Here's something you might not know: Sony's (NYSE:SNE) TV business is not profitable. The Japanese electronics manufacturer has lost money for four straight fiscal years and the company's flagging television unit, which is set to lose around $2.2 billion this year, is largely responsible.
While the Bravia line of LCD TVs is the industry standard for quality, The New York Times notes that Sony's production costs are high and the "strong yen has ... weighed on (the company's) profit by eroding the value of its overseas earnings when they are repatriated to yen." Sony has lost money on its TVs for eight straight years, according to Reuters. This is a huge problem given that TV sales account for around 33% of Sony's total sales, according to Business Week.

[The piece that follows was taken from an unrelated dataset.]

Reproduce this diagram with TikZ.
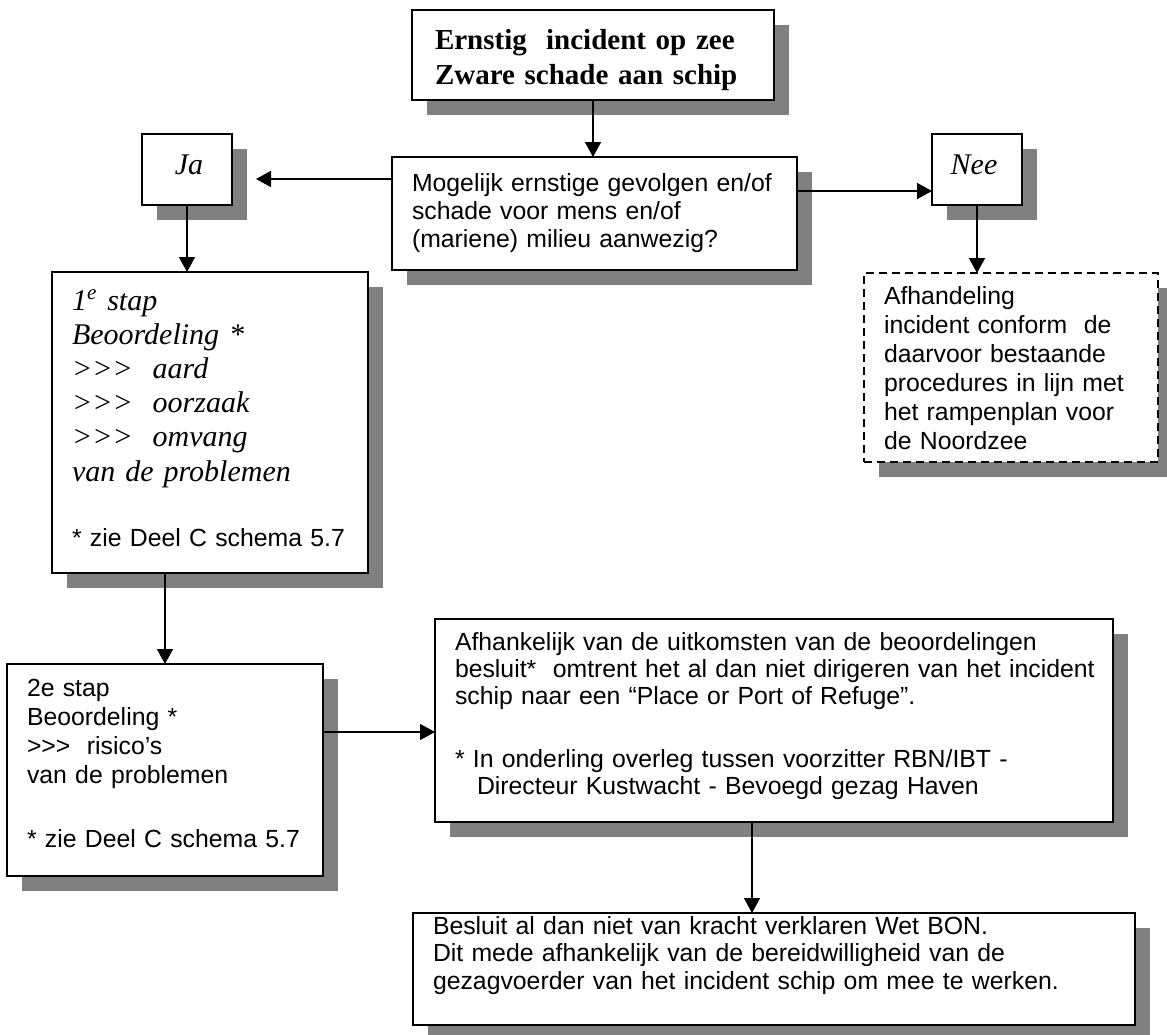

In an effort to right the ship, Sony announced recently that it would sell its 50% stake in S-LCD, a South Korean operation the company set up in 2004 with Samsung (OTC:SSNLF), which will pay Sony about $935 million for its half of the business. The move will reportedly save Sony around 50 billion yen per year and will relieve it of the responsibility of running an LCD factory. Sony now expects to outsource around 93% of its LCD panels. It still manufactures some panels through a partnership with Sharp.
The move may be too little, too late for Sony's television unit. It is becoming harder to turn a profit making TVs as "a huge increase in manufacturing capacity ... has led to an oversupply and continued downward pressure on prices," according to CNBC. The increase in supply could not have come at a worse time. Seeking to capitalize off of the boom in flat screen TV sales, "manufacturers invested heavily in sophisticated new factories ... (which) became operational about the time the recession hit, creating a glut of televisions and forcing down prices." In Sony's case the problem has been compounded by a surging yen which is cutting into any money the company does manage to make.
Televisions haven't been Sony's only problem this year. A hacker attack on the company's Playstation Network cost Sony around $172 million, while the Japanese earthquake "caused an estimated $208.5 million hit on the company's profit for the fiscal year ended March 31, (2011)," according to the LA Times. As if all that wasn't enough, the Thai floods caused Sony to delay indefinitely the release of its NEX-7 camera and several other products including lens kits and headphones.
Analysts expect Sony will return to profitability in 2013, but just barely. On average, firms covering the company expect Sony to earn around .40 cents per share in 2013, meaning the shares change hands for around 45 times forward earnings - hardly a bargain from a P/E perspective. About the only thing the stock has going for it is the fact that it trades for about half of its book value (MRQ). While this fact alone might make it worth a gamble, I see no reason to own the shares going forward and fully expect further declines as the bad news will likely keep coming in the near-term. Sony could be a good short bet for at least another year.
Disclosure: I have no positions in any stocks mentioned, but may initiate a short position in SNE over the next 72 hours.